#### What is needed:
Images must not appear in your copy; reproduce every other part of the records exactly.

______________________________

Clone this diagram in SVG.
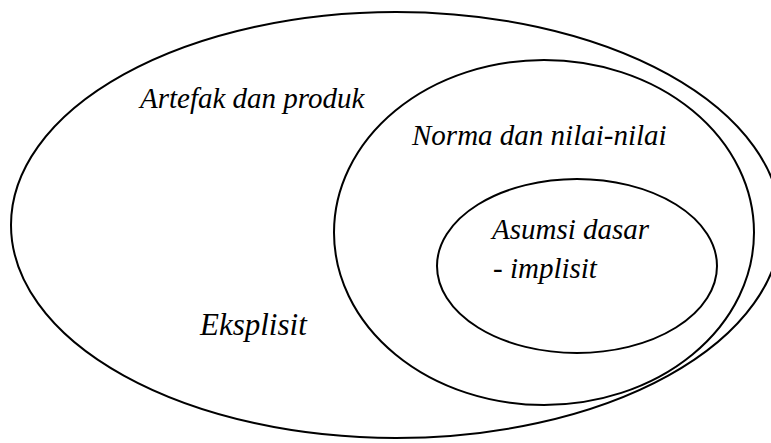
<svg xmlns="http://www.w3.org/2000/svg" width="771" height="443" viewBox="0 0 771 443">
<style>
.ring{fill:none;stroke:#000;stroke-width:2}
</style>
<rect width="771" height="443" fill="#fff"/>
<g id="outer">
<ellipse class="ring" cx="396" cy="225" rx="385" ry="213"/>
</g>
<g id="middle">
<ellipse class="ring" cx="544" cy="232.5" rx="210" ry="172.5"/>
</g>
<g id="inner">
<ellipse class="ring" cx="577" cy="266" rx="140" ry="87"/>
</g>
<g id="labels">
<text x="140" y="108" font-size="29" font-family="Liberation Serif, serif" font-style="italic">Artefak dan produk</text>
<text x="200" y="335" font-size="31" font-family="Liberation Serif, serif" font-style="italic">Eksplisit</text>
<text x="412" y="145" font-size="29" font-family="Liberation Serif, serif" font-style="italic">Norma dan nilai-nilai</text>
<text x="492" y="239" font-size="29" font-family="Liberation Serif, serif" font-style="italic">Asumsi dasar</text>
<text x="493" y="278" font-size="29" font-family="Liberation Serif, serif" font-style="italic">- implisit</text>
</g>
</svg>
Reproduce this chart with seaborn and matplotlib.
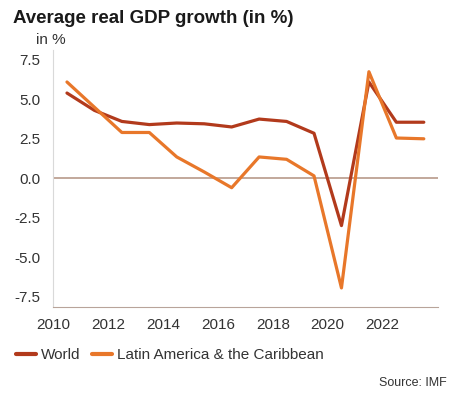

______________________________

#### Final answer:
Clone this diagram in SVG.
<svg xmlns="http://www.w3.org/2000/svg" width="771" height="443" viewBox="0 0 771 443">
<style>
.ring{fill:none;stroke:#000;stroke-width:2}
</style>
<rect width="771" height="443" fill="#fff"/>
<g id="outer">
<ellipse class="ring" cx="396" cy="225" rx="385" ry="213"/>
</g>
<g id="middle">
<ellipse class="ring" cx="544" cy="232.5" rx="210" ry="172.5"/>
</g>
<g id="inner">
<ellipse class="ring" cx="577" cy="266" rx="140" ry="87"/>
</g>
<g id="labels">
<text x="140" y="108" font-size="29" font-family="Liberation Serif, serif" font-style="italic">Artefak dan produk</text>
<text x="200" y="335" font-size="31" font-family="Liberation Serif, serif" font-style="italic">Eksplisit</text>
<text x="412" y="145" font-size="29" font-family="Liberation Serif, serif" font-style="italic">Norma dan nilai-nilai</text>
<text x="492" y="239" font-size="29" font-family="Liberation Serif, serif" font-style="italic">Asumsi dasar</text>
<text x="493" y="278" font-size="29" font-family="Liberation Serif, serif" font-style="italic">- implisit</text>
</g>
</svg>
Reproduce this chart with seaborn and matplotlib.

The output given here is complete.